Cannes 2011: This Must Be The Place


Take a look at that picture. Just look at it. How can any film starring Sean Penn looking like THAT possibly be any good? Now imagine that he'll be playing that role with an effete, whiney, baby voice, and that he isn't simply playing a faded rock star – his character becomes A NAZI HUNTER.

I must admit that my hopes weren't high for
Paolo Sorrentino's This Must Be The Place, in which Penn plays Cheyenne, a retired rocker who lives in wealthy seclusion in Dublin with his wife Jane (Frances McDormand). Cheyenne was an emo superstar in the 80s, but gave it all up after his miserabilist lyrics caused the suicide of two teenage boys. Sustained by his royalties, he lives like a ghost; his best friend is a teen goth named Mary (Eve Hewson) whose brother has disappeared, and the highlight of his week is their trip to the shopping mall, where he trundles round with his trusty trolley.

Cheyenne's idle existence is thrown into chaos when he receives word from his native New York. His father is dying, so Cheyenne must board a plane for the first time in 30 years and visit him on his deathbed. When he passes, his father's belongings reveal that the old man suffered a terrible humiliation during his time in a concentration camp during WW2. Learning that the perpetrator is in the US and has changed his identity, Cheyenne decides to track him down, enlisting the services of a professional Nazi hunter before deciding to go it alone. But far from being a tense revenge thriller, This Must Be The Place is actually a rather sweet road movie, in which Cheyenne is distracted along the way by random meetings with strangers who reconnect him with his humanity.


I'll accept from the off that this isn't a film for everybody. Almost everyone I met after the first screening enjoyed it, but not all of them thought that made it a good film and one even thought it was “terrible”, despite being fully prepared to see it again.
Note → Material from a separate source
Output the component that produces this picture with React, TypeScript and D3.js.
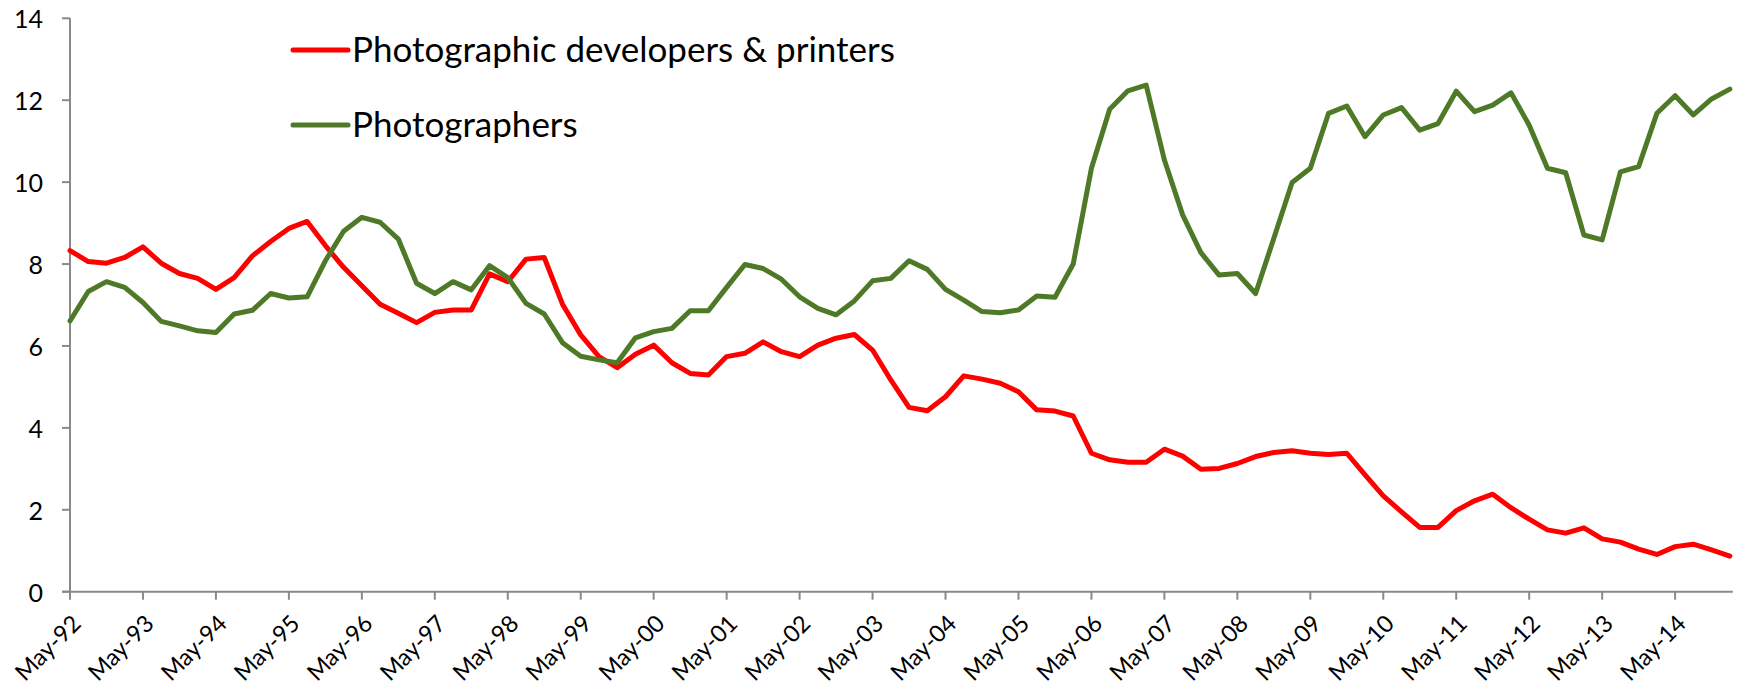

Penn's performance is not always convincing, the characters don't always gel, and the very, very end of the film is exactly what it shouldn't be. But for some reason this bizarre travelogue works, due largely to Sorrentino's cinematic expertise (if you haven't seen his last film, the dynamic political thriller Il Divo, see it now). The American landscape is breathtaking, but my favourite scene is an incredible moment when Cheyenne goes to see his old friend
David Byrne (playing himself) in concert, playing an arrangement of the Talking Heads song that gives the film its title (and which crops up in various cover versions throughout). Byrne's cameo, though small, is pivotal. Not only is the full title of the song This Must Be The Place (Naïve Melody) – there is a LOT of naïvety here – but Sorrentino's film owes a big debt to Byrne's one and only film as director, the digressive American odyssey/oddity True Stories (1986).

The Marmite reactions to This Must Be The Place will doubtless hold up its UK release, and it will be a very bold distributor that takes it. But of all the films in Cannes, this is the one that got under my skin the most. I still can't believe that I enjoyed it so much, and I still don't know whether it's genuinely good or so bad it's unintentionally good. Either way, I'd love to see it again, if only to go with someone seeing it blind so I can watch their jaw drop when Penn makes his first entrance.